Have you ever been asked to pull together a compelling presentation (with a short deadline, of course) that will keep an audience engaged? Well, that should really always be the goal, but it is sometimes tricky to turn what some people would consider boring information into something that will keep the attention of many for more than 5 minutes.
If you haven’t done so already, check out the TED article, “10 tips on how to make slides that really communicate your idea.”
In this article, you will find some really helpful tips on how to spice up your presentations. Simple things like compelling photos and simple graphs can be the difference between presentation success and presentation failure.
The first point mentioned in the article is one of the best points: Think about your slides last. It is easy to develop slides as they come to you, but it also opens you up to very long presentations and scattered thoughts. Much like how a cartoonist would prepare plot lines for a show before going to the drawing board, presenters have to develop a storyboard of all the information they would like to present first. Write it down on a piece of paper, or better yet, notecards.
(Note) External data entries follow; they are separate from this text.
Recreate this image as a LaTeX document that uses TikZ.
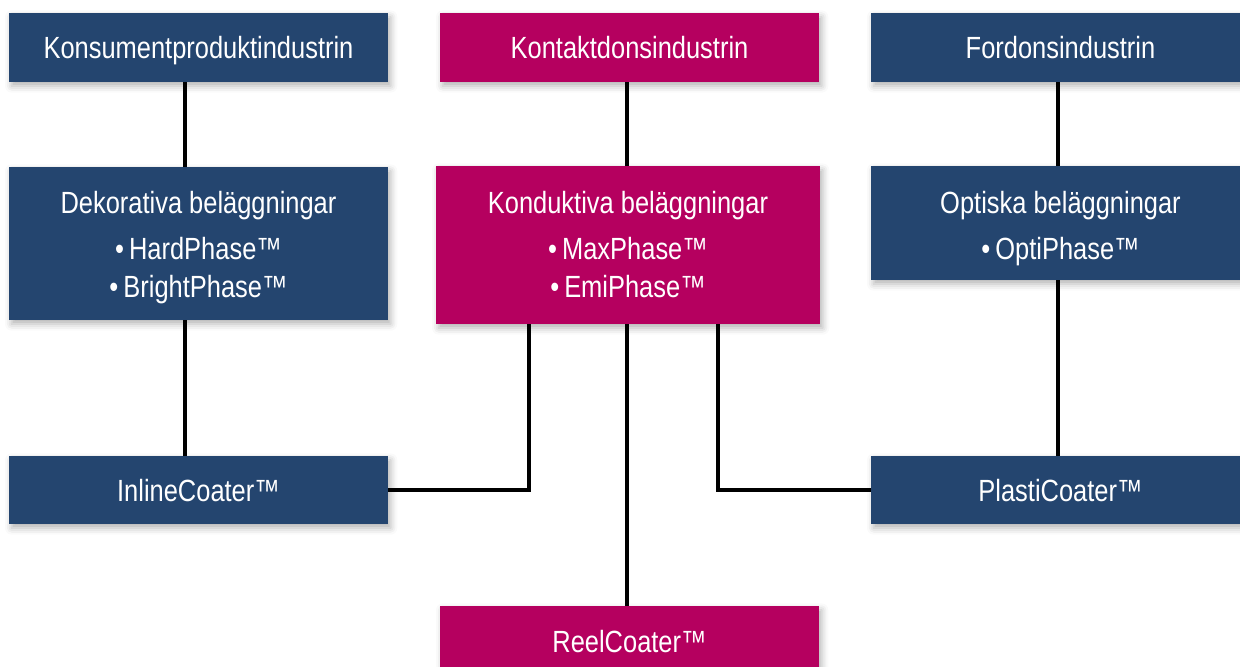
\documentclass[tikz,border=0pt]{standalone}
\usepackage{fontspec}
\setmainfont{Liberation Sans}[FakeStretch=0.83]
\usetikzlibrary{shadows.blur}
\definecolor{cblue}{HTML}{24456F}
\definecolor{cmag}{HTML}{B5005F}
\begin{document}
\begin{tikzpicture}[x=0.75pt,y=-0.75pt,
  box/.style={draw=none, inner sep=0pt,
    blur shadow={shadow xshift=2pt, shadow yshift=-3pt, shadow blur radius=5pt, shadow opacity=30}},
  bluebox/.style={box, fill=cblue, minimum width=284.25pt},
  magbox/.style={box, fill=cmag, minimum width=284.25pt},
  txt/.style={anchor=base, inner sep=0pt, text=white, font=\fontsize{23}{30}\selectfont},
  conn/.style={line width=3pt, black}]
\useasboundingbox (0,0) rectangle (1240,667);
\coordinate (xl) at (185,0);
\coordinate (xm) at (627,0);
\coordinate (xr) at (1058,0);
\coordinate (xa) at (529,0);
\coordinate (xb) at (718,0);

% boxes
\node[bluebox, minimum height=51.75pt] (kons) at (198.5,47.5) {};
\node[magbox, minimum height=51.75pt] (kont) at (629.5,47.5) {};
\node[bluebox, minimum height=51.75pt] (ford) at (1060.5,47.5) {};
\node[bluebox, minimum height=114.75pt] (dek) at (198.5,243.5) {};
\node[magbox, minimum width=288pt, minimum height=118.5pt] (kond) at (628,245) {};
\node[bluebox, minimum height=85.5pt] (opt) at (1060.5,223) {};
\node[bluebox, minimum height=51pt] (inl) at (198.5,490) {};
\node[bluebox, minimum height=51pt] (pla) at (1060.5,490) {};
\node[magbox, minimum height=52.5pt] (reel) at (629.5,641) {};

% texts
\node[txt] (konst) at (198.5,59) {Konsumentproduktindustrin};
\node[txt] (kontt) at (629.5,59) {Kontaktdonsindustrin};
\node[txt] (fordt) at (1060.5,59) {Fordonsindustrin};
\node[txt] (dek1) at (198.5,213) {Dekorativa beläggningar};
\node[txt] (dek2) at (198.5,259) {•\,HardPhase™};
\node[txt] (dek3) at (198.5,297) {•\,BrightPhase™};
\node[txt] (kond1) at (628,213) {Konduktiva beläggningar};
\node[txt] (kond2) at (628,259) {•\,MaxPhase™};
\node[txt] (kond3) at (628,297) {•\,EmiPhase™};
\node[txt] (opt1) at (1060.5,213) {Optiska beläggningar};
\node[txt] (opt2) at (1060.5,259) {•\,OptiPhase™};
\node[txt] (inlt) at (198.5,501.5) {InlineCoater™};
\node[txt] (plat) at (1060.5,501.5) {PlastiCoater™};
\node[txt] (reelt) at (629.5,652) {ReelCoater™};

% connectors
\draw[conn] (kons.south -| xl) -- (dek.north -| xl);
\draw[conn] (dek.south -| xl) -- (inl.north -| xl);
\draw[conn] (kont.south -| xm) -- (kond.north -| xm);
\draw[conn] (kond.south -| xm) -- (reel.north -| xm);
\draw[conn] (ford.south -| xr) -- (opt.north -| xr);
\draw[conn] (opt.south -| xr) -- (pla.north -| xr);
\draw[conn] (inl.east) -| (kond.south -| xa);
\draw[conn] (pla.west) -| (kond.south -| xb);
\end{tikzpicture}
\end{document}
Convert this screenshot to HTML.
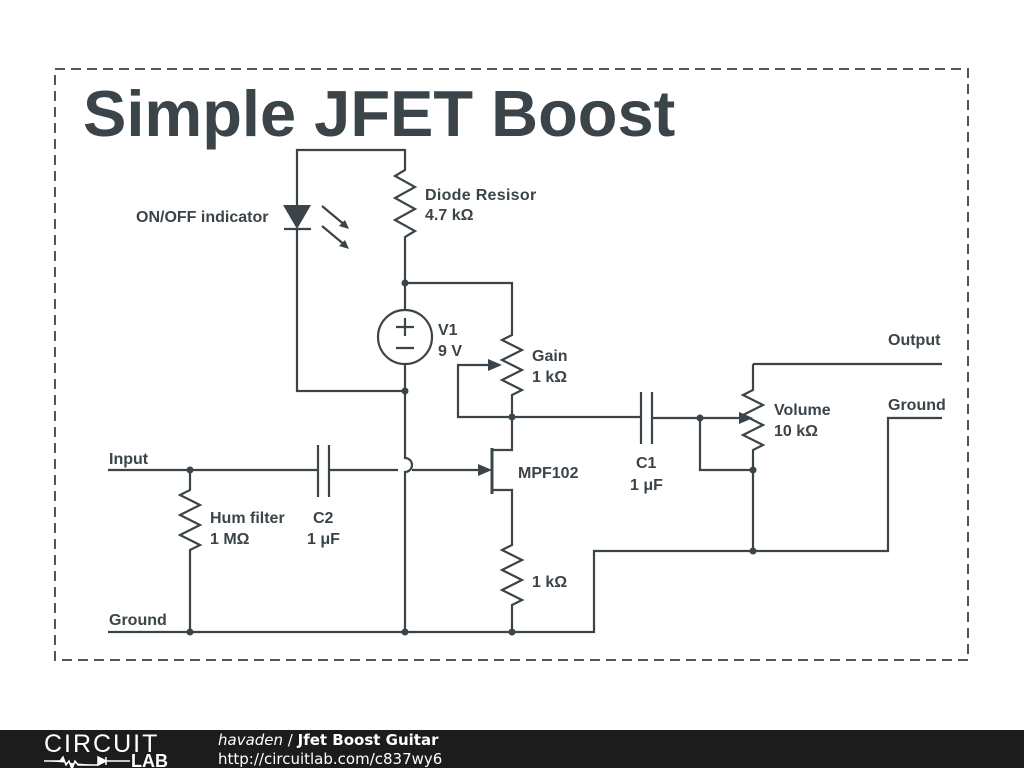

This will allow you to organize your thoughts and move things around to ensure the order of the presentation makes sense.
It is also important to remember that the slides are only supposed to support points discussed in your presentation. If you want to deliver a successful presentation, reading notes off a slide just won’t do. Figure out what you are going to say, and THEN figure out how slides can help.
Another major point, is that less is more when it comes to text. The cleaner you can leave the slide, the more engaged people will become. You don’t want people reading off the slide, you want them listening to you. This can be achieved by only providing words that will prompt you and remind you of what you wanted to talk about with each slide. This technique will help your presentation run much smoother, and will give the audience the chance to look at something other than the back of your head!